Take the 2-minute tour ×
Stack Overflow is a question and answer site for professional and enthusiast programmers. It's 100% free, no registration required.

I'm just totally confused with lists and monads, so maybe my question isn't correct or very naive. I've seen the way to do it using mapM_ func here:

mapM_ print [1, 2, 3, 4]

But I don't know exactly how it works and want to know how can I do this in a way like this:

x <- [1, 2, 3]
print x

or, if I understood it right:

[1, 2, 3] >>= print

I understand that [1, 2, 3] has type [a] and print has type Show a => a -> IO ().

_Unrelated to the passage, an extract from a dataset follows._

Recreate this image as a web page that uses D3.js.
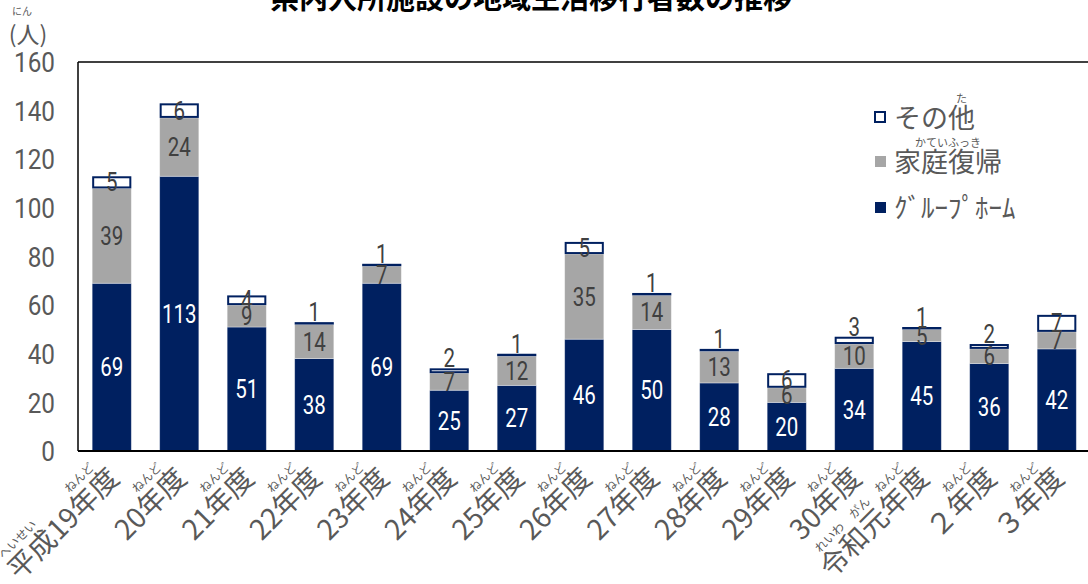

Also I understand that for using monad List we need type List a on the left and func with type a -> List b on the right. Am I right? Can you help me with this?

UPD. Thanks @MathematicalOrchid for explanation how mapM_ works. From my side I want to explain that the real problem is not printing any results in different lines but do some monadic actions(because now I'm hanging around OpenGL stuff) in a way monad List provides it. But I got that the root of misunderstanding was in mixing monads.

UPD2. Thanks everyone for answers. I apologize for this kinda fuzzy question. I dind't exactly know what answer I need and what is the question. It's because I didn't understand some basics. So it's hard to choose "the correct answer" now because every answers have a small peace of what I was looking for. I've decided to choose the closest(although not the most useful now) to what I wanted.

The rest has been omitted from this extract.